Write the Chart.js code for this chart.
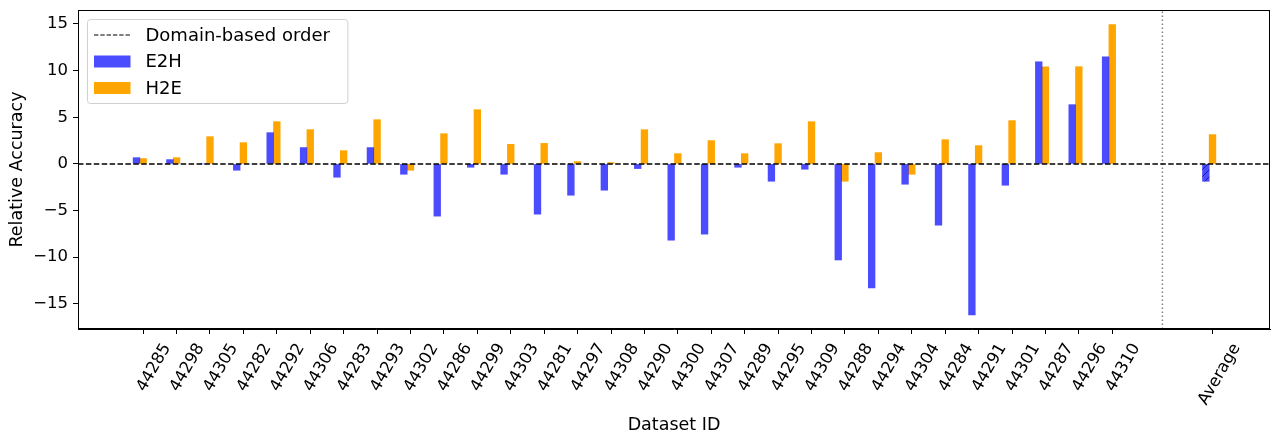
<!DOCTYPE html>
<html>
<head>
<meta charset="utf-8">
<script src="https://cdn.jsdelivr.net/npm/chart.js@4/dist/chart.umd.min.js"></script>
<style>
  html, body { margin: 0; padding: 0; background: #fff; }
  #wrap { width: 1280px; height: 436px; }
</style>
</head>
<body>
<div id="wrap"><canvas id="chart"></canvas></div>
<script>
// Data
const datasetIds = ["44285", "44298", "44305", "44282", "44292", "44306", "44283", "44293", "44302", "44286",
  "44299", "44303", "44281", "44297", "44308", "44290", "44300", "44307", "44289", "44295",
  "44309", "44288", "44294", "44304", "44284", "44291", "44301", "44287", "44296", "44310"];
const e2hValues = [0.67, 0.46, 0.0, -0.68, 3.35, 1.75, -1.43, 1.75, -1.11, -5.6,
  -0.36, -1.11, -5.39, -3.36, -2.82, -0.5, -8.18, -7.53, -0.36, -1.86,
  -0.57, -10.3, -13.3, -2.18, -6.57, -16.2, -2.29, 10.95, 6.35, 11.49];
const h2eValues = [0.57, 0.67, 2.92, 2.28, 4.53, 3.67, 1.42, 4.74, -0.68, 3.24,
  5.81, 2.1, 2.2, 0.25, 0.14, 3.67, 1.1, 2.5, 1.1, 2.17,
  4.53, -1.86, 1.21, -1.11, 2.6, 1.96, 4.64, 10.42, 10.42, 14.95];
const averageLabel = "Average";
const e2hAverage = -1.86;
const h2eAverage = 3.14;
const yTickValues = [-15, -10, -5, 0, 5, 10, 15];

// Layout
const avgPos = datasetIds.length + 2;   // gap of two slots before the average
const dividerPos = datasetIds.length + 0.5;
const barWidth = 0.2;
const xMin = -1.95, xMax = 33.72;
const yMin = -17.7, yMax = 16.5;
const FONT = "'DejaVu Sans', sans-serif";

const blue = "rgba(0, 0, 255, 0.7)";
const orange = "#ffa500";

// hatched fill for the average E2H bar
function hatch() {
  const c = document.createElement("canvas");
  c.width = 7; c.height = 7;
  const g = c.getContext("2d");
  g.fillStyle = blue;
  g.fillRect(0, 0, 7, 7);
  g.strokeStyle = "rgba(20, 20, 150, 0.9)";
  g.lineWidth = 1;
  g.beginPath();
  g.moveTo(0, 7); g.lineTo(7, 0);
  g.moveTo(-1, 1); g.lineTo(1, -1);
  g.moveTo(6, 8); g.lineTo(8, 6);
  g.stroke();
  return g.createPattern(c, "repeat");
}
const avgPattern = hatch();

const e2hPoints = e2hValues.map((v, i) => ({ x: i - barWidth, y: v }));
e2hPoints.push({ x: avgPos - barWidth, y: e2hAverage });
const h2ePoints = h2eValues.map((v, i) => ({ x: i, y: v }));
h2ePoints.push({ x: avgPos, y: h2eAverage });

// frame and legend
const extras = {
  id: "extras",
  afterDraw(chart) {
    const { ctx, chartArea: a } = chart;
    ctx.save();
    ctx.strokeStyle = "#000";
    ctx.lineWidth = 1;
    ctx.strokeRect(a.left + 0.5, a.top + 0.5, a.right - a.left - 1, a.bottom - a.top - 1);

    // legend box
    const items = chart.data.datasets.filter(d => d.legendKind);
    ctx.font = "18px " + FONT;
    const textW = Math.max(...items.map(d => ctx.measureText(d.label).width));
    const bx = a.left + 9.5, by = a.top + 9.5;
    const bw = 68 + textW + 8, bh = 84;
    ctx.fillStyle = "rgba(255,255,255,0.8)";
    ctx.strokeStyle = "#d0d0d0";
    ctx.beginPath();
    ctx.roundRect(bx, by, bw, bh, 3);
    ctx.fill();
    ctx.stroke();
    items.forEach((d, k) => {
      const cy = by + 15.5 + k * 26.5;
      if (d.legendKind === "line") {
        ctx.strokeStyle = "#000";
        ctx.lineWidth = 1.2;
        ctx.setLineDash([4.4, 1.9]);
        ctx.beginPath();
        ctx.moveTo(bx + 6.5, cy); ctx.lineTo(bx + 43, cy);
        ctx.stroke();
        ctx.setLineDash([]);
      } else {
        ctx.fillStyle = d.legendColor;
        ctx.fillRect(bx + 6.5, cy - 6, 36.5, 12);
      }
      ctx.fillStyle = "#000";
      ctx.textBaseline = "middle";
      ctx.textAlign = "left";
      ctx.fillText(d.label, bx + 58, cy + 1);
    });
    ctx.restore();
  }
};

new Chart(document.getElementById("chart"), {
  type: "bar",
  data: {
    datasets: [
      {
        type: "line",
        label: "Domain-based order",
        legendKind: "line",
        data: [{ x: xMin, y: 0 }, { x: xMax, y: 0 }],
        borderColor: "#000",
        borderWidth: 1.5,
        borderDash: [5.5, 2.4],
        pointRadius: 0,
        order: 0
      },
      {
        type: "line",
        label: "",
        data: [{ x: dividerPos, y: yMin }, { x: dividerPos, y: yMax }],
        borderColor: "#808080",
        borderWidth: 1.5,
        borderDash: [1.5, 2.5],
        pointRadius: 0,
        order: 0
      },
      {
        type: "bar",
        label: "E2H",
        legendKind: "bar",
        legendColor: blue,
        data: e2hPoints,
        backgroundColor: c => c.dataIndex === e2hValues.length ? avgPattern : blue,
        order: 1
      },
      {
        type: "bar",
        label: "H2E",
        legendKind: "bar",
        legendColor: orange,
        data: h2ePoints,
        backgroundColor: orange,
        order: 1
      }
    ]
  },
  options: {
    responsive: true,
    maintainAspectRatio: false,
    animation: false,
    layout: { padding: { top: 10, right: 10, left: 0, bottom: 0 } },
    datasets: {
      bar: { grouped: false, barPercentage: 1, categoryPercentage: 1 }
    },
    plugins: {
      legend: { display: false },
      tooltip: { enabled: false }
    },
    scales: {
      x: {
        type: "linear",
        min: xMin,
        max: xMax,
        offset: false,
        afterBuildTicks: s => {
          s.ticks = datasetIds.map((_, i) => ({ value: i })).concat([{ value: avgPos }]);
        },
        afterFit: s => { s.height = 107; s.paddingLeft = 0; s.paddingRight = 0; },
        grid: { offset: false, drawOnChartArea: false, drawTicks: true, tickLength: 5, color: "#000" },
        border: { display: true, color: "#000" },
        ticks: {
          autoSkip: false,
          minRotation: 60,
          maxRotation: 60,
          labelOffset: 24,
          padding: 6,
          color: "#000",
          font: { family: FONT, size: 16.5 },
          callback: v => v === avgPos ? averageLabel : datasetIds[v]
        },
        title: {
          display: true,
          text: "Dataset ID",
          color: "#000",
          font: { family: FONT, size: 17.5 },
          padding: { top: 4, bottom: 0 }
        }
      },
      y: {
        type: "linear",
        min: yMin,
        max: yMax,
        afterBuildTicks: s => { s.ticks = yTickValues.map(v => ({ value: v })); },
        afterFit: s => { s.width = 78; s.paddingTop = 0; s.paddingBottom = 0; },
        grid: { drawOnChartArea: false, drawTicks: true, tickLength: 5, color: "#000" },
        border: { display: true, color: "#000" },
        ticks: {
          color: "#000",
          padding: 5,
          font: { family: FONT, size: 16.5 },
          callback: v => v < 0 ? "\u2212" + Math.abs(v) : String(v)
        },
        title: {
          display: true,
          text: "Relative Accuracy",
          color: "#000",
          font: { family: FONT, size: 17.5 },
          padding: { top: 7, bottom: 0 }
        }
      }
    }
  },
  plugins: [extras]
});
</script>
</body>
</html>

⁂

▶ Short task: Reproduce the listing above exactly, excluding all pictures.

▶ Result of the task:
Write the Chart.js code for this chart.
<!DOCTYPE html>
<html>
<head>
<meta charset="utf-8">
<script src="https://cdn.jsdelivr.net/npm/chart.js@4/dist/chart.umd.min.js"></script>
<style>
  html, body { margin: 0; padding: 0; background: #fff; }
  #wrap { width: 1280px; height: 436px; }
</style>
</head>
<body>
<div id="wrap"><canvas id="chart"></canvas></div>
<script>
// Data
const datasetIds = ["44285", "44298", "44305", "44282", "44292", "44306", "44283", "44293", "44302", "44286",
  "44299", "44303", "44281", "44297", "44308", "44290", "44300", "44307", "44289", "44295",
  "44309", "44288", "44294", "44304", "44284", "44291", "44301", "44287", "44296", "44310"];
const e2hValues = [0.67, 0.46, 0.0, -0.68, 3.35, 1.75, -1.43, 1.75, -1.11, -5.6,
  -0.36, -1.11, -5.39, -3.36, -2.82, -0.5, -8.18, -7.53, -0.36, -1.86,
  -0.57, -10.3, -13.3, -2.18, -6.57, -16.2, -2.29, 10.95, 6.35, 11.49];
const h2eValues = [0.57, 0.67, 2.92, 2.28, 4.53, 3.67, 1.42, 4.74, -0.68, 3.24,
  5.81, 2.1, 2.2, 0.25, 0.14, 3.67, 1.1, 2.5, 1.1, 2.17,
  4.53, -1.86, 1.21, -1.11, 2.6, 1.96, 4.64, 10.42, 10.42, 14.95];
const averageLabel = "Average";
const e2hAverage = -1.86;
const h2eAverage = 3.14;
const yTickValues = [-15, -10, -5, 0, 5, 10, 15];

// Layout
const avgPos = datasetIds.length + 2;   // gap of two slots before the average
const dividerPos = datasetIds.length + 0.5;
const barWidth = 0.2;
const xMin = -1.95, xMax = 33.72;
const yMin = -17.7, yMax = 16.5;
const FONT = "'DejaVu Sans', sans-serif";

const blue = "rgba(0, 0, 255, 0.7)";
const orange = "#ffa500";

// hatched fill for the average E2H bar
function hatch() {
  const c = document.createElement("canvas");
  c.width = 7; c.height = 7;
  const g = c.getContext("2d");
  g.fillStyle = blue;
  g.fillRect(0, 0, 7, 7);
  g.strokeStyle = "rgba(20, 20, 150, 0.9)";
  g.lineWidth = 1;
  g.beginPath();
  g.moveTo(0, 7); g.lineTo(7, 0);
  g.moveTo(-1, 1); g.lineTo(1, -1);
  g.moveTo(6, 8); g.lineTo(8, 6);
  g.stroke();
  return g.createPattern(c, "repeat");
}
const avgPattern = hatch();

const e2hPoints = e2hValues.map((v, i) => ({ x: i - barWidth, y: v }));
e2hPoints.push({ x: avgPos - barWidth, y: e2hAverage });
const h2ePoints = h2eValues.map((v, i) => ({ x: i, y: v }));
h2ePoints.push({ x: avgPos, y: h2eAverage });

// frame and legend
const extras = {
  id: "extras",
  afterDraw(chart) {
    const { ctx, chartArea: a } = chart;
    ctx.save();
    ctx.strokeStyle = "#000";
    ctx.lineWidth = 1;
    ctx.strokeRect(a.left + 0.5, a.top + 0.5, a.right - a.left - 1, a.bottom - a.top - 1);

    // legend box
    const items = chart.data.datasets.filter(d => d.legendKind);
    ctx.font = "18px " + FONT;
    const textW = Math.max(...items.map(d => ctx.measureText(d.label).width));
    const bx = a.left + 9.5, by = a.top + 9.5;
    const bw = 68 + textW + 8, bh = 84;
    ctx.fillStyle = "rgba(255,255,255,0.8)";
    ctx.strokeStyle = "#d0d0d0";
    ctx.beginPath();
    ctx.roundRect(bx, by, bw, bh, 3);
    ctx.fill();
    ctx.stroke();
    items.forEach((d, k) => {
      const cy = by + 15.5 + k * 26.5;
      if (d.legendKind === "line") {
        ctx.strokeStyle = "#000";
        ctx.lineWidth = 1.2;
        ctx.setLineDash([4.4, 1.9]);
        ctx.beginPath();
        ctx.moveTo(bx + 6.5, cy); ctx.lineTo(bx + 43, cy);
        ctx.stroke();
        ctx.setLineDash([]);
      } else {
        ctx.fillStyle = d.legendColor;
        ctx.fillRect(bx + 6.5, cy - 6, 36.5, 12);
      }
      ctx.fillStyle = "#000";
      ctx.textBaseline = "middle";
      ctx.textAlign = "left";
      ctx.fillText(d.label, bx + 58, cy + 1);
    });
    ctx.restore();
  }
};

new Chart(document.getElementById("chart"), {
  type: "bar",
  data: {
    datasets: [
      {
        type: "line",
        label: "Domain-based order",
        legendKind: "line",
        data: [{ x: xMin, y: 0 }, { x: xMax, y: 0 }],
        borderColor: "#000",
        borderWidth: 1.5,
        borderDash: [5.5, 2.4],
        pointRadius: 0,
        order: 0
      },
      {
        type: "line",
        label: "",
        data: [{ x: dividerPos, y: yMin }, { x: dividerPos, y: yMax }],
        borderColor: "#808080",
        borderWidth: 1.5,
        borderDash: [1.5, 2.5],
        pointRadius: 0,
        order: 0
      },
      {
        type: "bar",
        label: "E2H",
        legendKind: "bar",
        legendColor: blue,
        data: e2hPoints,
        backgroundColor: c => c.dataIndex === e2hValues.length ? avgPattern : blue,
        order: 1
      },
      {
        type: "bar",
        label: "H2E",
        legendKind: "bar",
        legendColor: orange,
        data: h2ePoints,
        backgroundColor: orange,
        order: 1
      }
    ]
  },
  options: {
    responsive: true,
    maintainAspectRatio: false,
    animation: false,
    layout: { padding: { top: 10, right: 10, left: 0, bottom: 0 } },
    datasets: {
      bar: { grouped: false, barPercentage: 1, categoryPercentage: 1 }
    },
    plugins: {
      legend: { display: false },
      tooltip: { enabled: false }
    },
    scales: {
      x: {
        type: "linear",
        min: xMin,
        max: xMax,
        offset: false,
        afterBuildTicks: s => {
          s.ticks = datasetIds.map((_, i) => ({ value: i })).concat([{ value: avgPos }]);
        },
        afterFit: s => { s.height = 107; s.paddingLeft = 0; s.paddingRight = 0; },
        grid: { offset: false, drawOnChartArea: false, drawTicks: true, tickLength: 5, color: "#000" },
        border: { display: true, color: "#000" },
        ticks: {
          autoSkip: false,
          minRotation: 60,
          maxRotation: 60,
          labelOffset: 24,
          padding: 6,
          color: "#000",
          font: { family: FONT, size: 16.5 },
          callback: v => v === avgPos ? averageLabel : datasetIds[v]
        },
        title: {
          display: true,
          text: "Dataset ID",
          color: "#000",
          font: { family: FONT, size: 17.5 },
          padding: { top: 4, bottom: 0 }
        }
      },
      y: {
        type: "linear",
        min: yMin,
        max: yMax,
        afterBuildTicks: s => { s.ticks = yTickValues.map(v => ({ value: v })); },
        afterFit: s => { s.width = 78; s.paddingTop = 0; s.paddingBottom = 0; },
        grid: { drawOnChartArea: false, drawTicks: true, tickLength: 5, color: "#000" },
        border: { display: true, color: "#000" },
        ticks: {
          color: "#000",
          padding: 5,
          font: { family: FONT, size: 16.5 },
          callback: v => v < 0 ? "\u2212" + Math.abs(v) : String(v)
        },
        title: {
          display: true,
          text: "Relative Accuracy",
          color: "#000",
          font: { family: FONT, size: 17.5 },
          padding: { top: 7, bottom: 0 }
        }
      }
    }
  },
  plugins: [extras]
});
</script>
</body>
</html>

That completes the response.